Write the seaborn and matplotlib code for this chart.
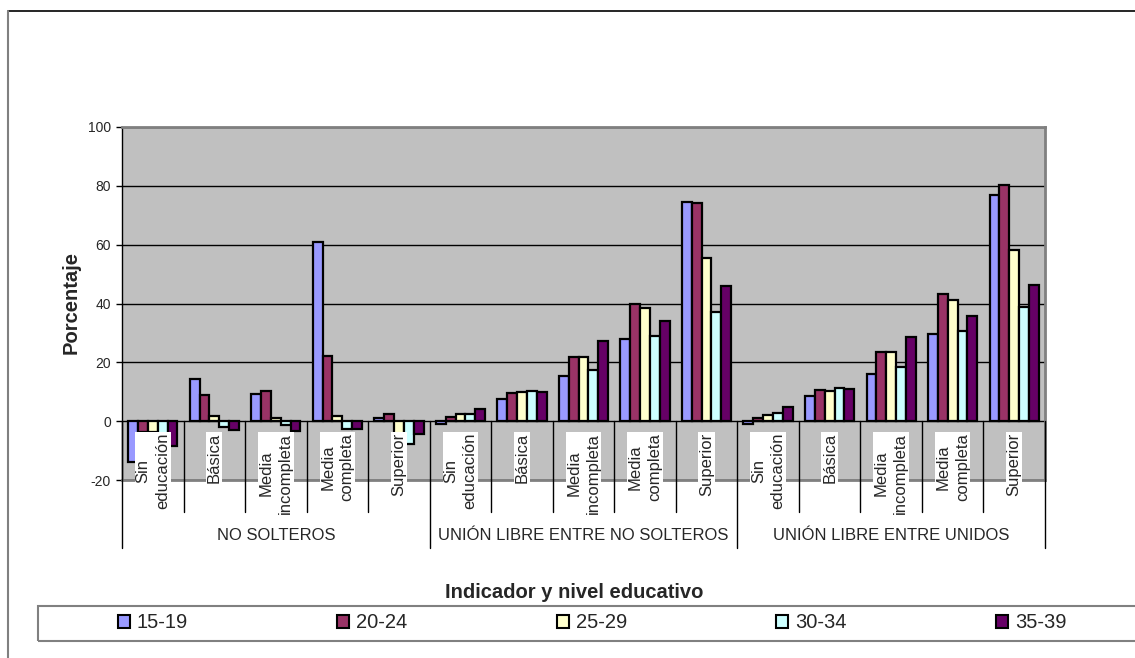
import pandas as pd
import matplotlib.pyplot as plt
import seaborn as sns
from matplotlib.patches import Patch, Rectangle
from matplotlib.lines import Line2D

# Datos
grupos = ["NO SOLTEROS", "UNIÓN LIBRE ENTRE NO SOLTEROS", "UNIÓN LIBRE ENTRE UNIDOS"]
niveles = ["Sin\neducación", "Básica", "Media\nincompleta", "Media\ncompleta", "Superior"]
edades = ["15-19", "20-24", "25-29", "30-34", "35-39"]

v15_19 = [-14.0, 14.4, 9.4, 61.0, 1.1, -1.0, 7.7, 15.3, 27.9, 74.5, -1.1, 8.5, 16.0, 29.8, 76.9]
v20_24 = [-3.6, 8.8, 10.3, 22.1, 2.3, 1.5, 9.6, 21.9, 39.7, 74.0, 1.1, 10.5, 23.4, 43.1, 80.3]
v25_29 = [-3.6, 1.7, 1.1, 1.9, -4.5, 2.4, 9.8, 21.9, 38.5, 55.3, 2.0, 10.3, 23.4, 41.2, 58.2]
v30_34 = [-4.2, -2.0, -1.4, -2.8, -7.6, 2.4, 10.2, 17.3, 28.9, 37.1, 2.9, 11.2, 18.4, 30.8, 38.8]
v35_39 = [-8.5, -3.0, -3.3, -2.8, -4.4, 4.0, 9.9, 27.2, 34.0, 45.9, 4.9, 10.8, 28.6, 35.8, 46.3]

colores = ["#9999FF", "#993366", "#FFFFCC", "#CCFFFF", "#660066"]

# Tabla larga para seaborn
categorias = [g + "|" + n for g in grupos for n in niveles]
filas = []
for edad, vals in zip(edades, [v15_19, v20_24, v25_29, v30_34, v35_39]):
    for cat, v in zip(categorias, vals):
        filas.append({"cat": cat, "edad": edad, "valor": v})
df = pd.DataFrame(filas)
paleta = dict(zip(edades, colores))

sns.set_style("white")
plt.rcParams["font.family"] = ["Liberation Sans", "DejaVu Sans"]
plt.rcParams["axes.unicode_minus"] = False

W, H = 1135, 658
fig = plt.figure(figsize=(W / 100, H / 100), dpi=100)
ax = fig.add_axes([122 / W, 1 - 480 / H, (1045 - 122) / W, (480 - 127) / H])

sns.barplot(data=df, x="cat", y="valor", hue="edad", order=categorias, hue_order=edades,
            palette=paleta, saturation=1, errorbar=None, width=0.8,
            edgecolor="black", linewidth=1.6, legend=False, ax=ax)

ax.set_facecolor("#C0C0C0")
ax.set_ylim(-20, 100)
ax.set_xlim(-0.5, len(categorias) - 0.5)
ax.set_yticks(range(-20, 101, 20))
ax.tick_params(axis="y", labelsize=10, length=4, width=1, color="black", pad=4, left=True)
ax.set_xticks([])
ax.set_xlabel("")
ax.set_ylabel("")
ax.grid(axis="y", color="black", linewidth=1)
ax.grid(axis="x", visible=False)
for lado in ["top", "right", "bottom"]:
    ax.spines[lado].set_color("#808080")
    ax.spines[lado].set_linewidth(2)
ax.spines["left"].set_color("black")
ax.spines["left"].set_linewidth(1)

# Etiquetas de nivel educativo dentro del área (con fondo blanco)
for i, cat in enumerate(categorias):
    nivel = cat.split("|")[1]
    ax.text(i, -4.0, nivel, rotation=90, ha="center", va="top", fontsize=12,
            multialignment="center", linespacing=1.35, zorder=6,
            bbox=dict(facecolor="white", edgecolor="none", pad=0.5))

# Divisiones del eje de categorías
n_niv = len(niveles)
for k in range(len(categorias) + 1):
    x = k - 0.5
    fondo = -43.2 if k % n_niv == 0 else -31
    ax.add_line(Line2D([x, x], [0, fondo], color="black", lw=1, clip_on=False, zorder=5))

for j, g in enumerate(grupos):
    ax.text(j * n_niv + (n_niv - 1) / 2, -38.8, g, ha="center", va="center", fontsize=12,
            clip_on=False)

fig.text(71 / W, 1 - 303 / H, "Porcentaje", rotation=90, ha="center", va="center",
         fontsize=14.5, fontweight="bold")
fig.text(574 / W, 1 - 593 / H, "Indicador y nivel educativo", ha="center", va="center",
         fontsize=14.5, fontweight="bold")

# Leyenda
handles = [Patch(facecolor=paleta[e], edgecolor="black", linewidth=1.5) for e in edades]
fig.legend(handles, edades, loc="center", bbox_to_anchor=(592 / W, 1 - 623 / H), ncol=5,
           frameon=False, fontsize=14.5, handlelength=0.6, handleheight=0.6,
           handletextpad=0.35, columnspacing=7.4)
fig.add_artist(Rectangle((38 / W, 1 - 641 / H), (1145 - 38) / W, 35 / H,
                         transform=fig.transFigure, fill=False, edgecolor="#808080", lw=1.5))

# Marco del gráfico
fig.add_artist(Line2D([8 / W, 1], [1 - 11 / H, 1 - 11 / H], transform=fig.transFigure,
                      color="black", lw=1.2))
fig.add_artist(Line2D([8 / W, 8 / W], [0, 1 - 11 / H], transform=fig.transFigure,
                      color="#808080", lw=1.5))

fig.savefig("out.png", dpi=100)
=-=-=-=-=
→ **WORK INSTRUCTIONS**
Every line of the listing that holds "matplotlib" is to be counted; give only the resulting number.

→ **EXERCISE RESPONSE**
4